The workshop followed with a Dublin Core annual conference in 2002 that marked the beginning of a new effort by the Dublin Core Metadata Initiative (DCMI) to involve members of the corporate world in the evolution and application of the Dublin Core standard. Not only did the workshops involve companies using Dublin Core for their intranets and extranets, they also involved information providers (publishers and aggregators). Companies that attended the conference workshops include DuPont, Price WaterhouseCooper, Siemens, Rohm Haas, GSK, and AstraZenica.

Current Initiatives
Outside of the Dublin Core, one company working on applying Dublin Core metadata standards for the SemWeb is Taxonomy Strategies, which has consulted with global companies, government agencies, and NGOs in developing metadata frameworks and taxonomy strategies. Taxonomy Strategies’, not surprisingly, is comprised of librarians and information scientists, including the former president of the American Society for Information Science, and the co-editor of the original Dublin Core Metadata Initiative.

Since the SemWeb, B2B, knowledge management, and the Dublin Core Metadata Initiative all include similar technologies and concepts, it makes sense to place greater attention on the nuances of controlled vocabularies, taxonomies, and ontologies for a broader, more inclusive dialogue in the information technology community.

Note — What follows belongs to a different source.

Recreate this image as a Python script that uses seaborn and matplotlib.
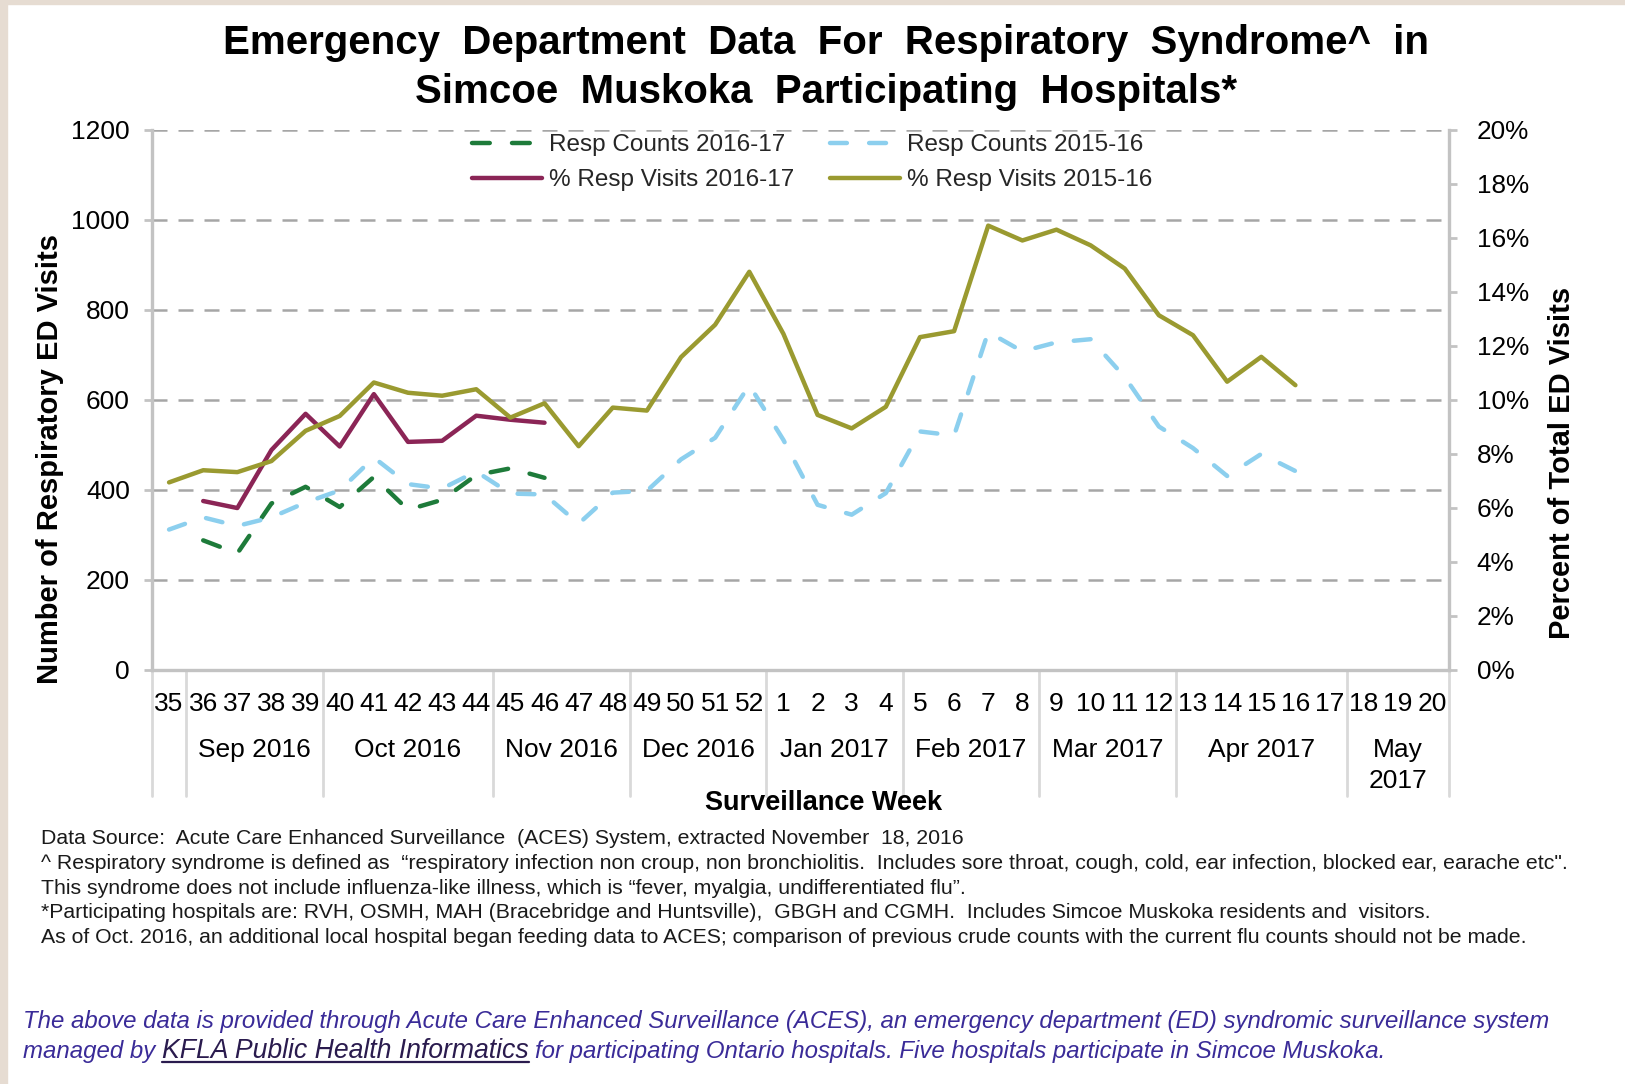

Conclusion: Librarians and Ontologies
But knowledge management for librarians and information science is nothing new. In 2002, two years before Tim O’Reilly’s coining of the term, “Web 2.0,” librarian Katherine Adams had already argued that librarians will be an essential piece to the SemWeb equation. Her seminal piece, The Semantic Web: Differentiating between Taxonomies and Ontologies, Adams argues that ontologies and taxonomies are synonymous – computer scientists refer to hierarchies of structured vocabularies as “ontology” while librarians call them “taxonomy.” What the Dublin Core offers is an opportunity to bridge together different topics and extend across disciplines to navigate the complexities of the SemWeb.